En Égypte, les hiéroglyphes deviennent un outil sacré. En Chine, les caractères sur carapace d’animaux (jiaguwen) sont les prémices d’une tradition écrite millénaire.

L’essor des lettrés et des élites

Ceux qui maîtrisent l’écriture – les scribes – deviennent une classe à part. Ils détiennent le savoir et assurent la stabilité du pouvoir. Le langage codifie le monde : lois, prières, généalogies royales. Il devient instrument de pouvoir, mais aussi de culture.

L’urbanisation et l’organisation sociale

La ville, cœur battant de la civilisation

La ville antique n’est pas seulement un lieu d’habitation. Elle est le centre du commerce, de la religion, de l’artisanat et du pouvoir. Elle nécessite une logistique avancée : routes, irrigation, canaux, remparts.

Des exemples marquants :

  • Uruk : 40 000 habitants dès -3000

  • Athènes : démocratie et agora

  • Thèbes : temples grandioses dédiés à Amon

Hiérarchies et castes

La complexité sociale s’accentue :

  • Rois et reines

  • Nobles et prêtres

  • Artisans spécialisés

  • Paysans et serviteurs

  • Esclaves

Cette hiérarchie est souvent justifiée par la religion, comme en Égypte où le pharaon est divinisé.

La religion et le sacré : ciment des sociétés

Des forces invisibles à canaliser

La nature, si capricieuse, pousse les humains à inventer des divinités pour l’expliquer et l’apaiser. Chaque civilisation crée ses panthéons, ses mythes fondateurs, ses rites.

En Mésopotamie : Anu, Enlil, Ishtar.
En Égypte : Rê, Osiris, Isis.
En Inde : les Védas, Brahma, Vishnu, Shiva.

Temples, offrandes et pouvoir sacré

Les temples ne sont pas de simples lieux de culte. Ce sont des centres économiques, politiques et parfois même scientifiques (astronomie, médecine).

Le sacré justifie le pouvoir : le roi est souvent prêtre ou fils des dieux. Ce lien entre divin et pouvoir est fondamental pour stabiliser les premières civilisations.

Le legs de la première humanité civilisée

Héritages durables

Nos institutions modernes, nos lois, notre manière de compter le temps, nos villes, nos livres, tout découle des premières civilisations. Le calendrier, les mathématiques babyloniennes, les systèmes d’irrigation, l’astronomie, sont tous des legs directs.

Une aventure toujours en cours

La civilisation ne s’est pas arrêtée à Sumer, l’Égypte ou l’Indus. Elle s’est diffusée, transformée, enrichie. Mais tout commence par ce moment crucial où l’homme invente le collectif, la mémoire et l’organisation.

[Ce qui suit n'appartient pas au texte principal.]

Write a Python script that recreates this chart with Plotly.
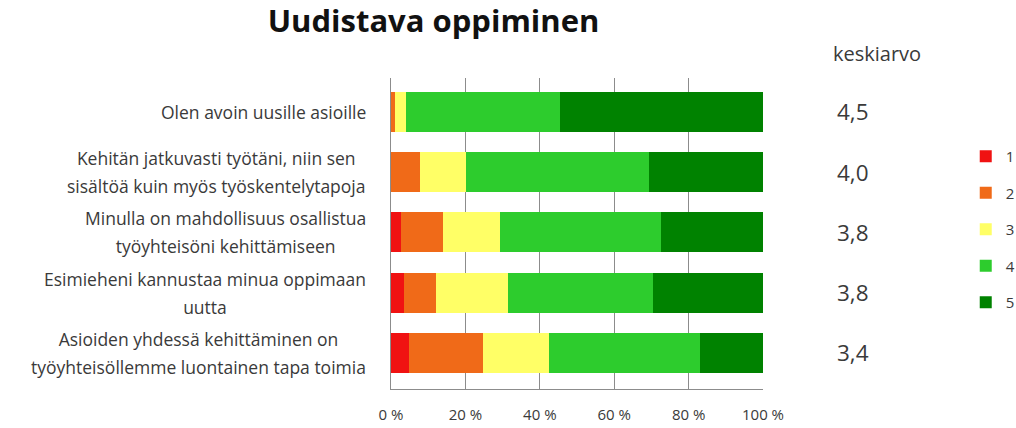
import plotly.graph_objects as go

categories = [
    "Olen avoin uusille asioille",
    "Kehitän jatkuvasti työtäni, niin sen\nsisältöä kuin myös työskentelytapoja",
    "Minulla on mahdollisuus osallistua\ntyöyhteisöni kehittämiseen",
    "Esimieheni kannustaa minua oppimaan\nuutta",
    "Asioiden yhdessä kehittäminen on\ntyöyhteisöllemme luontainen tapa toimia",
]
short_ids = ["q1", "q2", "q3", "q4", "q5"]
series_names = ["1", "2", "3", "4", "5"]
values_1 = [0.0, 0.0, 2.6, 3.5, 4.8]
values_2 = [1.0, 7.8, 11.5, 8.5, 20.0]
values_3 = [3.0, 12.4, 15.1, 19.4, 17.7]
values_4 = [41.5, 49.2, 43.3, 38.9, 40.6]
values_5 = [54.5, 30.6, 27.5, 29.7, 16.9]
averages = ["4,5", "4,0", "3,8", "3,8", "3,4"]
tick_values = [0, 20, 40, 60, 80, 100]
tick_labels = ["0 %", "20 %", "40 %", "60 %", "80 %", "100 %"]
colors = ["#f01212", "#f06a18", "#ffff66", "#2dcc2d", "#008200"]

all_values = [values_1, values_2, values_3, values_4, values_5]
TEXT_COL = "#3a3a3a"

fig = go.Figure()
for name, vals, col in zip(series_names, all_values, colors):
    fig.add_trace(go.Bar(
        y=short_ids, x=vals, name=name, orientation="h",
        marker=dict(color=col, line=dict(width=0)),
        legendgroup=name, hoverinfo="x+name",
    ))

LABEL_FONT = dict(family="Open Sans", size=17.5, color=TEXT_COL)
annotations = []
for cid, cat in zip(short_ids, categories):
    lines = cat.split("\n")
    if len(lines) == 1:
        annotations.append(dict(xref="paper", yref="y", x=-0.062, y=cid, text=lines[0],
                                xanchor="right", yanchor="middle", showarrow=False,
                                align="center", font=LABEL_FONT))
    else:
        for i in range(len(lines)):
            parts = []
            for j, ln in enumerate(lines):
                c = TEXT_COL if j == i else "rgba(0,0,0,0)"
                parts.append("<span style='color:" + c + "'>" + ln + "</span>")
            annotations.append(dict(xref="paper", yref="y", x=-0.062, y=cid,
                                    text="<br>".join(parts),
                                    xanchor="right", yanchor="middle", showarrow=False,
                                    align="center", font=LABEL_FONT,
                                    yshift=2.5 if i == 0 else -2.5))

for cid, avg in zip(short_ids, averages):
    annotations.append(dict(xref="paper", yref="y", x=1.1935, y=cid, text=avg,
                            xanchor="left", yanchor="middle", showarrow=False,
                            font=dict(family="Open Sans", size=22.5, color=TEXT_COL)))

annotations.append(dict(xref="paper", yref="paper", x=1.3065, y=1.08, text="keskiarvo",
                        xanchor="center", yanchor="middle", showarrow=False,
                        font=dict(family="Open Sans", size=20, color=TEXT_COL)))

fig.update_layout(
    width=1016, height=428,
    margin=dict(l=391, r=253, t=78, b=39, autoexpand=False),
    paper_bgcolor="white", plot_bgcolor="white",
    barmode="stack", bargap=0.336,
    title=dict(text="<b>Uudistava oppiminen</b>", xref="container", yref="container",
               x=0.4267, y=0.950, xanchor="center", yanchor="middle",
               font=dict(family="Open Sans", size=31, color="#111111")),
    xaxis=dict(range=[0, 100], tickvals=tick_values, ticktext=tick_labels,
               showgrid=True, gridcolor="#8c8c8c", gridwidth=1, zeroline=False,
               showline=True, linecolor="#8c8c8c", linewidth=1, ticks="",
               ticklabelstandoff=12,
               tickfont=dict(family="Open Sans", size=15, color=TEXT_COL)),
    yaxis=dict(categoryorder="array", categoryarray=short_ids,
               range=[4.6, -0.564], showticklabels=False, showgrid=False,
               showline=True, linecolor="#8c8c8c", linewidth=1, zeroline=False),
    legend=dict(x=1.545, y=0.8006, xanchor="left", yanchor="top",
                traceorder="grouped", tracegroupgap=14,
                font=dict(family="Open Sans", size=15, color=TEXT_COL),
                bgcolor="rgba(0,0,0,0)"),
    annotations=annotations,
    showlegend=True,
)

fig.write_html("out.html", config={"displayModeBar": False},
               post_script="document.body.style.margin='0';document.body.style.padding='0';")
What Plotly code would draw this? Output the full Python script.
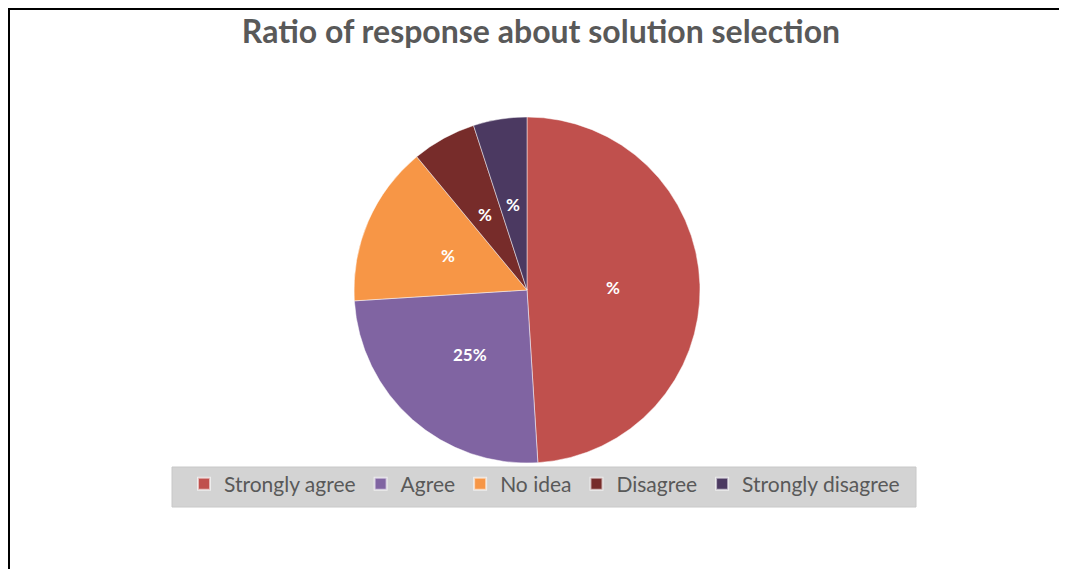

Homo sapiens, artisan de sa grandeur

Le sacre de l’homme, c’est ce moment où Homo sapiens cesse d’être uniquement un survivant, pour devenir un bâtisseur. Il invente l’agriculture, l’écriture, la religion organisée, la ville, l’art monumental. Il pose les fondations de ce que nous sommes encore aujourd’hui : des êtres sociaux, culturels, politiques. L’histoire de la civilisation, c’est celle de notre humanité en marche, avec ses grandeurs et ses contradictions.